George is very enthusiastic and seems to have already performed lots of different tasks around the brewery, despite his young age. He’s been left in charge of the brewery for a couple of weeks while the rest of the family is on holiday.

“Nice of them to go away and leave you to do all the work.” I say. He doesn’t seem to mind. I suppose it’s good practice for when he takes on running the place full time in five years or so.

Unsurprisingly, given its name and location, the walls are covered in railway memorabilia. I move on to Holden’s Bitter for my next pint. It’s dry, refreshing and rather nice.

[I learn later that the pub was originally the tap of M & B’s Springfield Brewery, A brewery whose beers I really liked. Springfield Bitter, Dunkirk Pale Ale.]

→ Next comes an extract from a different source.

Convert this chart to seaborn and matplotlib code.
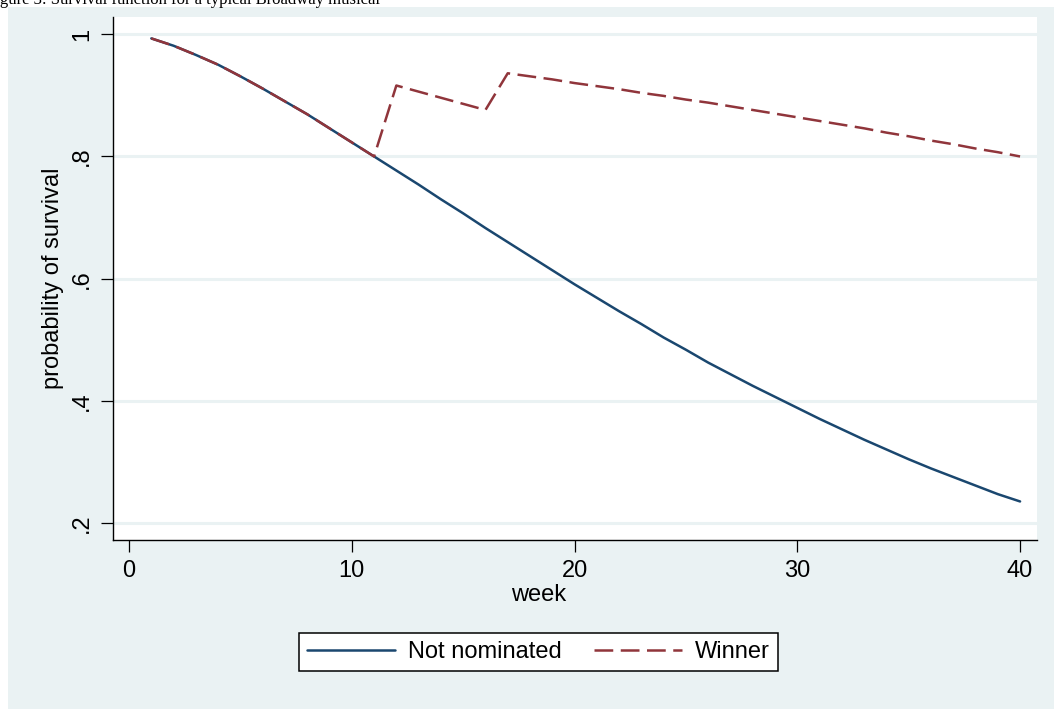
import numpy as np
import pandas as pd
import matplotlib
matplotlib.use("Agg")
import matplotlib.pyplot as plt
from matplotlib.patches import Rectangle
import seaborn as sns

# survival probabilities, weeks 1..40
weeks = list(range(1, 41))
not_nominated = [0.993, 0.981, 0.966, 0.950, 0.931, 0.911, 0.890, 0.869, 0.846, 0.823,
                 0.800, 0.777, 0.754, 0.730, 0.707, 0.683, 0.660, 0.637, 0.614, 0.591,
                 0.569, 0.547, 0.526, 0.504, 0.484, 0.463, 0.444, 0.425, 0.407, 0.389,
                 0.371, 0.354, 0.337, 0.321, 0.305, 0.290, 0.276, 0.262, 0.248, 0.236]
winner = [0.993, 0.981, 0.966, 0.950, 0.931, 0.911, 0.890, 0.869, 0.846, 0.823,
          0.800, 0.916, 0.906, 0.896, 0.886, 0.876, 0.936, 0.931, 0.926, 0.920,
          0.915, 0.910, 0.904, 0.899, 0.893, 0.888, 0.882, 0.876, 0.870, 0.864,
          0.858, 0.852, 0.846, 0.839, 0.833, 0.826, 0.820, 0.813, 0.807, 0.800]
groups = ["Not nominated", "Winner"]
y_ticks = [0.2, 0.4, 0.6, 0.8, 1.0]
y_ticklabels = [".2", ".4", ".6", ".8", "1"]
x_ticks = [0, 10, 20, 30, 40]

df = pd.DataFrame({
    "week": weeks * 2,
    "survival": not_nominated + winner,
    "group": [groups[0]] * len(weeks) + [groups[1]] * len(weeks),
})

sns.set_style("white")
plt.rcParams["font.family"] = ["Liberation Sans", "DejaVu Sans"]
plt.rcParams.update({"text.color": "black", "axes.labelcolor": "black",
                     "xtick.color": "black", "ytick.color": "black"})

bg = "#EAF2F3"
navy = "#1A476F"
maroon = "#90353B"

fig = plt.figure(figsize=(10.54, 7.09), dpi=100, facecolor="white")
fig.patches.append(Rectangle((8 / 1054, 0), 1, 1 - 7 / 709, transform=fig.transFigure,
                             facecolor=bg, edgecolor="none", zorder=-10))
fig.text(-14 / 1054, 1 - 4 / 709, "Figure 3: Survival function for a typical Broadway musical",
         family="Liberation Serif", fontsize=12, va="baseline", ha="left", color="black")

ax = fig.add_axes([113 / 1054, 1 - 540 / 709, 924 / 1054, 523 / 709])
ax.set_facecolor("white")

sns.lineplot(data=df, x="week", y="survival", hue="group", style="group",
             hue_order=groups, style_order=groups,
             palette={groups[0]: navy, groups[1]: maroon},
             dashes={groups[0]: "", groups[1]: (7.5, 3)},
             linewidth=1.8, ax=ax)
handles, labels = ax.get_legend_handles_labels()
ax.legend_.remove()

ax.set_xlim(-0.72, 40.76)
ax.set_ylim(0.173, 1.028)
ax.set_xticks(x_ticks)
ax.set_yticks(y_ticks)
ax.set_yticklabels(y_ticklabels)
for y in y_ticks:
    ax.axhline(y, color=bg, lw=2.2, zorder=0)

for side in ["top", "right"]:
    ax.spines[side].set_visible(False)
for side in ["left", "bottom"]:
    ax.spines[side].set_color("black")
    ax.spines[side].set_linewidth(1.0)

ax.tick_params(axis="both", direction="out", length=8.5, width=0.9, color="black",
               labelsize=17, bottom=True, left=True, labelcolor="black")
ax.tick_params(axis="x", pad=6)
ax.tick_params(axis="y", pad=6, labelrotation=90)
for lab in ax.get_yticklabels():
    lab.set_va("center")

ax.set_xlabel("week", fontsize=17, labelpad=0)
ax.xaxis.set_label_coords((539 - 113) / 924, -0.085)
ax.set_ylabel("probability of survival", fontsize=17, labelpad=5)

fig.legend(handles, labels, loc="center", ncol=2,
           bbox_to_anchor=(538.5 / 1054, 1 - 652 / 709),
           fontsize=17, frameon=True, fancybox=False, framealpha=1,
           edgecolor="black", facecolor="white",
           handlelength=3.7, handletextpad=0.55, columnspacing=1.4,
           borderpad=0.35).get_frame().set_linewidth(1.1)

fig.savefig("out.png", dpi=100, facecolor=fig.get_facecolor())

Mad O'Rourke's Pie Factory
Hurst Lane, Tipton,
West Midlands DY4 9AB
https://www.madorourkes.com


The Beacon Hotel
129 Bilston St,
Sedgley,
Dudley DY3 1JE.
http://www.sarahhughesbrewery.co.uk/


The Great Western
Corn Hill,
Wolverhampton WV10 0DG.


Disclosure:
my travel and all expenses were paid by Goose Island.


4 comments:

Matt said...

"Though, once again, it’s mostly older men. I’m really starting to worry about the future of pubs. Based on what I’ve seen in the Midlands, in twenty years time pubs will be deserted. If any of them are still open".

The thing about older men is that there are always more coming along, and freed from work and other responsibilities they can spend more time going to the pub in the day. I'm certainly planning to when I finally hit pension age and get my free travel pass, which will probably be in about twenty years the way things are going.

Anonymous said...

Have you gotten records from small brewers like Sarah Hughes? I realize at their volumes they won't say nearly as much about the trends in British brewing as records from bigger places like Courage or Barclay Perkins. They might still be interesting if they're available. I have no idea if they get preserved, though.

Anonymous said...

That cob looks very much like a barm cake. Isn't a cob supposed to be crusty?

Anonymous said...

Sarah Hughes ruby mild looks right up my street as I love my ales to have as the main specialty malt darker grades of crystal malts. Never imagined it would be too sweet for Mike or quite sweet for yourself Ron.

One thing I love about living in Ireland as an Irishman is malty sweet ales are very easy to find them albeit they tend to range from copper red to ruby red with crystal malts being the main specialty malt with biscuit malts and rarer pale chocolate malts being the next most common and mainly served by keg yet not that fizzy.